■ GOAL OF THE EXERCISE
Reproduce every entry below precisely; do not include the pictures.

■ DATASET RECORDS
◆ ◆ ◆ ◆ ◆ ◆ ◆

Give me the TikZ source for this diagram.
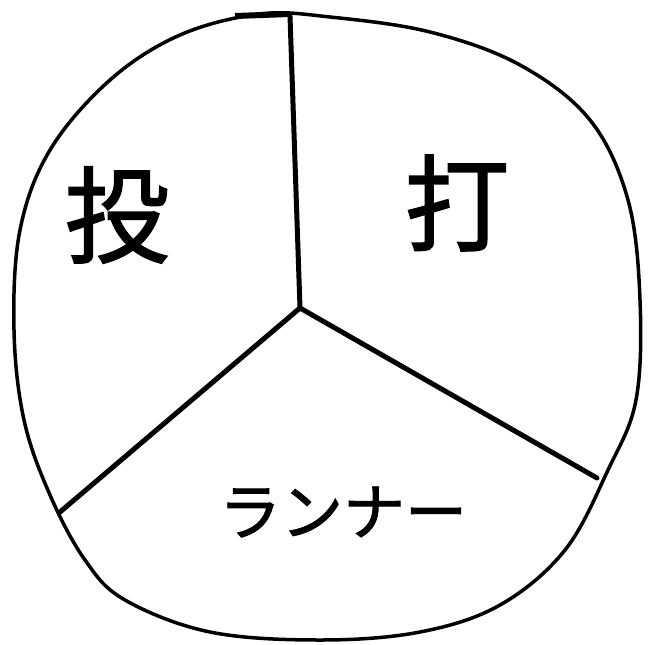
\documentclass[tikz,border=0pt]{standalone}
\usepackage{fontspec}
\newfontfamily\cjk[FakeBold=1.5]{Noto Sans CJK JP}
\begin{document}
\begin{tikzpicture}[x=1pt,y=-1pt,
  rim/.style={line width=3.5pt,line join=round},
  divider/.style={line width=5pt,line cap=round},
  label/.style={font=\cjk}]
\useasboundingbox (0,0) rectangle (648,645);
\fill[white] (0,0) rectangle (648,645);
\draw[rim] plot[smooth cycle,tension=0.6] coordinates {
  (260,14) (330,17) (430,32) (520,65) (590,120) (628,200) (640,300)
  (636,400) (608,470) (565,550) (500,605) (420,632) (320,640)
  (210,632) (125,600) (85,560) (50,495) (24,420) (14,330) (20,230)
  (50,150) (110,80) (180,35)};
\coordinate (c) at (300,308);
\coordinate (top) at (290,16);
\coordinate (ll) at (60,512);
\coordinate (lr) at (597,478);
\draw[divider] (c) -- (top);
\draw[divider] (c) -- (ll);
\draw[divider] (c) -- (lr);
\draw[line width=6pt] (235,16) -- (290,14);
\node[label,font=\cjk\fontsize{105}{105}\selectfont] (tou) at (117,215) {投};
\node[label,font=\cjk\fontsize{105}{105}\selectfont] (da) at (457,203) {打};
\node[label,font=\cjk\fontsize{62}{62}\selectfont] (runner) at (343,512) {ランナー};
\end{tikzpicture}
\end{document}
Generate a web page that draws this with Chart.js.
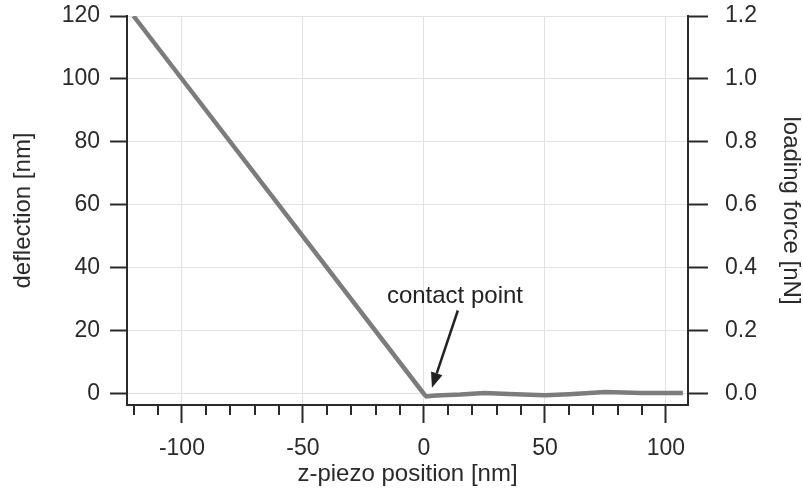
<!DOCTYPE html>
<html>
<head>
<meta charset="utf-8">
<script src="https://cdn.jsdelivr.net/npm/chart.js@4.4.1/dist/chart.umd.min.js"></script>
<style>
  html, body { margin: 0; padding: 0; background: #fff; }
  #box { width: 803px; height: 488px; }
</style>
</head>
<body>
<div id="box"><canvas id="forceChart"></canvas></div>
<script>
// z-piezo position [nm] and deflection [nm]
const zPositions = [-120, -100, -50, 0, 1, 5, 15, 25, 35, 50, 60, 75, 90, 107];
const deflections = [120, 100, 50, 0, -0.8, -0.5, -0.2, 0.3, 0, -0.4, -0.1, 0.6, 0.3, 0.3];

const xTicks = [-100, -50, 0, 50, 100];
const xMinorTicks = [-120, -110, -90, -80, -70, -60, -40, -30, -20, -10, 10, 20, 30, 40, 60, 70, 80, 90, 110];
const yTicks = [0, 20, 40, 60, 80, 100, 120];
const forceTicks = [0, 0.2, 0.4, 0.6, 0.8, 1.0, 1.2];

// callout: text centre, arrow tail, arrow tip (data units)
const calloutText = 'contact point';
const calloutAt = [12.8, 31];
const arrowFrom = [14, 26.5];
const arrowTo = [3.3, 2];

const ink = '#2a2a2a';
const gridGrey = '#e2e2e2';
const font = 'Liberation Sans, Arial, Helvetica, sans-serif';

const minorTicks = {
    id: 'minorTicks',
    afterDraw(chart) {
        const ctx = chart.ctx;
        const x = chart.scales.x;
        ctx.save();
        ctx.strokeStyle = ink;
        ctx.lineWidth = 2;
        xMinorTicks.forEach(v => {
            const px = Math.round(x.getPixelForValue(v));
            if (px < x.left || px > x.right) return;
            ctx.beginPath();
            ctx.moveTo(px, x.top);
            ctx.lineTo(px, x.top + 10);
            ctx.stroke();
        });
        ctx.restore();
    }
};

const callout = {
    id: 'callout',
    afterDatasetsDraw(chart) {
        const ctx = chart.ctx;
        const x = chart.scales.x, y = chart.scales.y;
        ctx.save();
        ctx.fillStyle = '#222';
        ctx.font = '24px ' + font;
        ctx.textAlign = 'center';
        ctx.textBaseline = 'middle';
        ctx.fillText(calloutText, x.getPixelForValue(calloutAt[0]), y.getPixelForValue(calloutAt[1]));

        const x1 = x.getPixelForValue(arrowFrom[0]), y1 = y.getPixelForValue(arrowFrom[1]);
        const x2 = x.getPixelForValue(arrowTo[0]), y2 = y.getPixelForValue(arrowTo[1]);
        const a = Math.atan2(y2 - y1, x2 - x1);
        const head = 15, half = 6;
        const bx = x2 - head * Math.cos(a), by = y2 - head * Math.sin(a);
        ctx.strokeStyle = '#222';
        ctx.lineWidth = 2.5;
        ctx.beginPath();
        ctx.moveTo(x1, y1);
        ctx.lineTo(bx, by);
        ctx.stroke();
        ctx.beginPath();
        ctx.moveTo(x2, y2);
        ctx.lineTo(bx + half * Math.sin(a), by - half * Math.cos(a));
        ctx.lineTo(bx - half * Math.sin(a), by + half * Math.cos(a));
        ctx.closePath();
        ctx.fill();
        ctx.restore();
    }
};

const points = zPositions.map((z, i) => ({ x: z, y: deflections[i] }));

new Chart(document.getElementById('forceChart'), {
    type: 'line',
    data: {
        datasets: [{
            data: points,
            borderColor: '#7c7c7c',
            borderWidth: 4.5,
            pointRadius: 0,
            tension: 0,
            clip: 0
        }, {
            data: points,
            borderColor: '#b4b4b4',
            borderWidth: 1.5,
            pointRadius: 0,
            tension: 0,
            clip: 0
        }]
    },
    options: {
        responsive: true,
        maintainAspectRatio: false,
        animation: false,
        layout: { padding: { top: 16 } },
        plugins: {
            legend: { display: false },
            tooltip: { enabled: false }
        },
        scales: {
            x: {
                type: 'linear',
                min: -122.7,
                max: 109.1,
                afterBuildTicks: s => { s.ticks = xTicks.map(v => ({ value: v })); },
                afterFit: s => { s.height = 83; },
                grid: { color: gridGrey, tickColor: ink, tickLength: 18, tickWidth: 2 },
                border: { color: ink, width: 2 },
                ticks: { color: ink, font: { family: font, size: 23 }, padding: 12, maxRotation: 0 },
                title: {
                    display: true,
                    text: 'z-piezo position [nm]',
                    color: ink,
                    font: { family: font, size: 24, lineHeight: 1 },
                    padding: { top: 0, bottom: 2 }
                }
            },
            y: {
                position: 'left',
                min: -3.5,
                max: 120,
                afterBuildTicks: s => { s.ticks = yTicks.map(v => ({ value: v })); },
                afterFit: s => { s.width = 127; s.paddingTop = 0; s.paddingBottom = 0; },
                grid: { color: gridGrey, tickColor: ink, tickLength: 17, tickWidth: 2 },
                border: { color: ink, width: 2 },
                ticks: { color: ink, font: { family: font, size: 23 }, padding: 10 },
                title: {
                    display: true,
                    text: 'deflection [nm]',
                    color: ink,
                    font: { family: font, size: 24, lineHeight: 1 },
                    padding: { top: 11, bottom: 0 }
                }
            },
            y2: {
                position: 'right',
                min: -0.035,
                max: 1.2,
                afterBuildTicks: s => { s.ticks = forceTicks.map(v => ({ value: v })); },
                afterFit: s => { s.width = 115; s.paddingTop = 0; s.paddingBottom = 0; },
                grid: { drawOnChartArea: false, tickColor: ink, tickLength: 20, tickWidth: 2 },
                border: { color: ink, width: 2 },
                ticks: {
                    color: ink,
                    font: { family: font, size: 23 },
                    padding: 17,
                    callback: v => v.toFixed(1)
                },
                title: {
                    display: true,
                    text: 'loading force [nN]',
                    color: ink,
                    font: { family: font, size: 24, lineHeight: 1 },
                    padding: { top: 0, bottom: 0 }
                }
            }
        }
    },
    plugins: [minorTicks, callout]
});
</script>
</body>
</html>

◆ ◆ ◆ ◆ ◆ ◆ ◆

■ CORRECT OUTPUT
Give me the TikZ source for this diagram.
\documentclass[tikz,border=0pt]{standalone}
\usepackage{fontspec}
\newfontfamily\cjk[FakeBold=1.5]{Noto Sans CJK JP}
\begin{document}
\begin{tikzpicture}[x=1pt,y=-1pt,
  rim/.style={line width=3.5pt,line join=round},
  divider/.style={line width=5pt,line cap=round},
  label/.style={font=\cjk}]
\useasboundingbox (0,0) rectangle (648,645);
\fill[white] (0,0) rectangle (648,645);
\draw[rim] plot[smooth cycle,tension=0.6] coordinates {
  (260,14) (330,17) (430,32) (520,65) (590,120) (628,200) (640,300)
  (636,400) (608,470) (565,550) (500,605) (420,632) (320,640)
  (210,632) (125,600) (85,560) (50,495) (24,420) (14,330) (20,230)
  (50,150) (110,80) (180,35)};
\coordinate (c) at (300,308);
\coordinate (top) at (290,16);
\coordinate (ll) at (60,512);
\coordinate (lr) at (597,478);
\draw[divider] (c) -- (top);
\draw[divider] (c) -- (ll);
\draw[divider] (c) -- (lr);
\draw[line width=6pt] (235,16) -- (290,14);
\node[label,font=\cjk\fontsize{105}{105}\selectfont] (tou) at (117,215) {投};
\node[label,font=\cjk\fontsize{105}{105}\selectfont] (da) at (457,203) {打};
\node[label,font=\cjk\fontsize{62}{62}\selectfont] (runner) at (343,512) {ランナー};
\end{tikzpicture}
\end{document}
Generate a web page that draws this with Chart.js.
<!DOCTYPE html>
<html>
<head>
<meta charset="utf-8">
<script src="https://cdn.jsdelivr.net/npm/chart.js@4.4.1/dist/chart.umd.min.js"></script>
<style>
  html, body { margin: 0; padding: 0; background: #fff; }
  #box { width: 803px; height: 488px; }
</style>
</head>
<body>
<div id="box"><canvas id="forceChart"></canvas></div>
<script>
// z-piezo position [nm] and deflection [nm]
const zPositions = [-120, -100, -50, 0, 1, 5, 15, 25, 35, 50, 60, 75, 90, 107];
const deflections = [120, 100, 50, 0, -0.8, -0.5, -0.2, 0.3, 0, -0.4, -0.1, 0.6, 0.3, 0.3];

const xTicks = [-100, -50, 0, 50, 100];
const xMinorTicks = [-120, -110, -90, -80, -70, -60, -40, -30, -20, -10, 10, 20, 30, 40, 60, 70, 80, 90, 110];
const yTicks = [0, 20, 40, 60, 80, 100, 120];
const forceTicks = [0, 0.2, 0.4, 0.6, 0.8, 1.0, 1.2];

// callout: text centre, arrow tail, arrow tip (data units)
const calloutText = 'contact point';
const calloutAt = [12.8, 31];
const arrowFrom = [14, 26.5];
const arrowTo = [3.3, 2];

const ink = '#2a2a2a';
const gridGrey = '#e2e2e2';
const font = 'Liberation Sans, Arial, Helvetica, sans-serif';

const minorTicks = {
    id: 'minorTicks',
    afterDraw(chart) {
        const ctx = chart.ctx;
        const x = chart.scales.x;
        ctx.save();
        ctx.strokeStyle = ink;
        ctx.lineWidth = 2;
        xMinorTicks.forEach(v => {
            const px = Math.round(x.getPixelForValue(v));
            if (px < x.left || px > x.right) return;
            ctx.beginPath();
            ctx.moveTo(px, x.top);
            ctx.lineTo(px, x.top + 10);
            ctx.stroke();
        });
        ctx.restore();
    }
};

const callout = {
    id: 'callout',
    afterDatasetsDraw(chart) {
        const ctx = chart.ctx;
        const x = chart.scales.x, y = chart.scales.y;
        ctx.save();
        ctx.fillStyle = '#222';
        ctx.font = '24px ' + font;
        ctx.textAlign = 'center';
        ctx.textBaseline = 'middle';
        ctx.fillText(calloutText, x.getPixelForValue(calloutAt[0]), y.getPixelForValue(calloutAt[1]));

        const x1 = x.getPixelForValue(arrowFrom[0]), y1 = y.getPixelForValue(arrowFrom[1]);
        const x2 = x.getPixelForValue(arrowTo[0]), y2 = y.getPixelForValue(arrowTo[1]);
        const a = Math.atan2(y2 - y1, x2 - x1);
        const head = 15, half = 6;
        const bx = x2 - head * Math.cos(a), by = y2 - head * Math.sin(a);
        ctx.strokeStyle = '#222';
        ctx.lineWidth = 2.5;
        ctx.beginPath();
        ctx.moveTo(x1, y1);
        ctx.lineTo(bx, by);
        ctx.stroke();
        ctx.beginPath();
        ctx.moveTo(x2, y2);
        ctx.lineTo(bx + half * Math.sin(a), by - half * Math.cos(a));
        ctx.lineTo(bx - half * Math.sin(a), by + half * Math.cos(a));
        ctx.closePath();
        ctx.fill();
        ctx.restore();
    }
};

const points = zPositions.map((z, i) => ({ x: z, y: deflections[i] }));

new Chart(document.getElementById('forceChart'), {
    type: 'line',
    data: {
        datasets: [{
            data: points,
            borderColor: '#7c7c7c',
            borderWidth: 4.5,
            pointRadius: 0,
            tension: 0,
            clip: 0
        }, {
            data: points,
            borderColor: '#b4b4b4',
            borderWidth: 1.5,
            pointRadius: 0,
            tension: 0,
            clip: 0
        }]
    },
    options: {
        responsive: true,
        maintainAspectRatio: false,
        animation: false,
        layout: { padding: { top: 16 } },
        plugins: {
            legend: { display: false },
            tooltip: { enabled: false }
        },
        scales: {
            x: {
                type: 'linear',
                min: -122.7,
                max: 109.1,
                afterBuildTicks: s => { s.ticks = xTicks.map(v => ({ value: v })); },
                afterFit: s => { s.height = 83; },
                grid: { color: gridGrey, tickColor: ink, tickLength: 18, tickWidth: 2 },
                border: { color: ink, width: 2 },
                ticks: { color: ink, font: { family: font, size: 23 }, padding: 12, maxRotation: 0 },
                title: {
                    display: true,
                    text: 'z-piezo position [nm]',
                    color: ink,
                    font: { family: font, size: 24, lineHeight: 1 },
                    padding: { top: 0, bottom: 2 }
                }
            },
            y: {
                position: 'left',
                min: -3.5,
                max: 120,
                afterBuildTicks: s => { s.ticks = yTicks.map(v => ({ value: v })); },
                afterFit: s => { s.width = 127; s.paddingTop = 0; s.paddingBottom = 0; },
                grid: { color: gridGrey, tickColor: ink, tickLength: 17, tickWidth: 2 },
                border: { color: ink, width: 2 },
                ticks: { color: ink, font: { family: font, size: 23 }, padding: 10 },
                title: {
                    display: true,
                    text: 'deflection [nm]',
                    color: ink,
                    font: { family: font, size: 24, lineHeight: 1 },
                    padding: { top: 11, bottom: 0 }
                }
            },
            y2: {
                position: 'right',
                min: -0.035,
                max: 1.2,
                afterBuildTicks: s => { s.ticks = forceTicks.map(v => ({ value: v })); },
                afterFit: s => { s.width = 115; s.paddingTop = 0; s.paddingBottom = 0; },
                grid: { drawOnChartArea: false, tickColor: ink, tickLength: 20, tickWidth: 2 },
                border: { color: ink, width: 2 },
                ticks: {
                    color: ink,
                    font: { family: font, size: 23 },
                    padding: 17,
                    callback: v => v.toFixed(1)
                },
                title: {
                    display: true,
                    text: 'loading force [nN]',
                    color: ink,
                    font: { family: font, size: 24, lineHeight: 1 },
                    padding: { top: 0, bottom: 0 }
                }
            }
        }
    },
    plugins: [minorTicks, callout]
});
</script>
</body>
</html>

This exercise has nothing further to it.